古市の修士論文を、読みやすいように加筆して本にまとめたものです。
東大の大学院生(古市のこと)が実際にピースボートに乗り込んで、そこの乗客たちにフィールドワークをしたというキャッチフレーズを、巧みに利用して出版しています。
多くの人たちが広告などでその存在を知りつつも、内実はよく知らないピースボートの実態と、現代の若者気質をユーモアたっぷりの達者な文章でつづっています。
著書は、現代の若者を、希望を持ちながらそれがたやすくはかなわない現実の中で、終わりなき自分探しを続ける希望難民だと定義しています。
その原因として、「いい学校」に入れば「いい会社」に入れて「いい人生」をおくれるという、かつての日本のメリトクラシー(業績主義)が機能不全になっていることを指摘しています。
著者は、ピースボートを若者が求める承認の共同体と定義し、それが幻想にすぎないと主張しています。
この本を読んで一番良かった点は、ピースボートの成り立ちや運営しているスタッフはいまだに政治的なものの、現在の乗客はほとんど政治的ではなく、自分が今まで思っていたことと実態がだいぶ違うことがよくわかった点です。
著者は、ピ-スボートの乗客を、以下の四タイプに分類しています。
「自分探し型」は、自分探しのためにピースボートに乗船しましたが、それは発見できずに降りてからも自分探しを続けていきます。
「セカイ型」は、ピースボートのもともとの理念である世界平和に賛同していましたが、ピースボートでそれをあきらめて、船を降りればもう政治には関わらなくなります。
「文化祭型」は、みんなで楽しくすごすためにピースボートに乗船し、降りてからもお金がなくても友だちがいれば幸せを感じています。
「観光型」は、安い世界一周旅行ができるので乗船して、ピースボートを降りればモラトリアムの期間を終えて日常生活に戻っていきます。
そして、ごく少数の政治的にアクティブな者だけが、スタッフとしてピースボートの活動に残ります。
結論として、ピースボートが若者たちに自分の夢をあきらめさせるための装置としての働きをしていると、著者は主張しています。
一読して、学生の修士論文としては良くまとまっていますが、データの集め方や処理の仕方などに稚拙なところが目立ち、結論もかなり恣意的な感じを受けました。
なにより、あとがきで自分でも弁明していますが、作者自身も一人の若者としてピースボートに乗船したのに、その自分自身がこの本にはどこにも現れず、単なる傍観者として高みの見物をしている感じがぬぐいきれません。
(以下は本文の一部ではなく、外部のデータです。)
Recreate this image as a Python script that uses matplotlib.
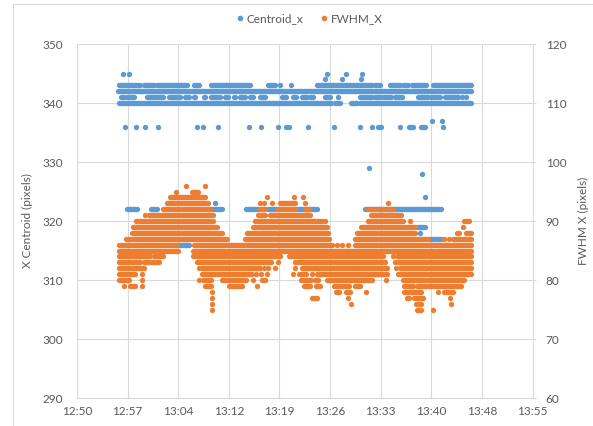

おそらく、古市は非常に頭のいい優秀な学生だったのでしょう。
先行する文献や社会学者についても良く勉強しています。
そして、左翼にも右翼にも激しい攻撃を受けない安全な立場に、自分をうまく置いています。
そう言った意味では、かなり「こずるい」奴という印象を受けてしまいます。
ただ、軽妙な文章と機知に富んだユーモア(特に解説の本田由紀が指摘しているように、引用されている学者たちの名前にいちいち的を得た枕詞をつけたのは、楽屋落ちながらなかなかおもしろかったと思います)は相当なもので、それからも一定の読者を獲得しつづけています。
著者の分類に従って、ピースボートの若者たちを児童文学の読者として考えてみます。
「自分探し型」は、いつまでも「大人」にならないという意味で、広範な児童文学(特にファンタジー)の読者になるでしょう。
「セカイ型」は、かためのテーマ(戦争、平和、原発、災害など)を描いた児童文学のターゲットとするべき読者でしょう。
「文化祭型」は、ずばりエンターテインメントのメインターゲットです。
「観光型」はもともと大人なので児童文学の読者にはなりませんが、生活力は一番あるので親世代になった時に子どもに買い与えるという意味で、児童文学の有力な媒介者(子どもたちに本を手渡す役割を果たす大人のことで、両親、学校の教師、図書館の司書、読み聞かせのボランティア、子ども文庫活動家、書店員など)になるかもしれません。
これらの分類は、ピースボートに乗らない一般の若者にも当てはまるでしょう。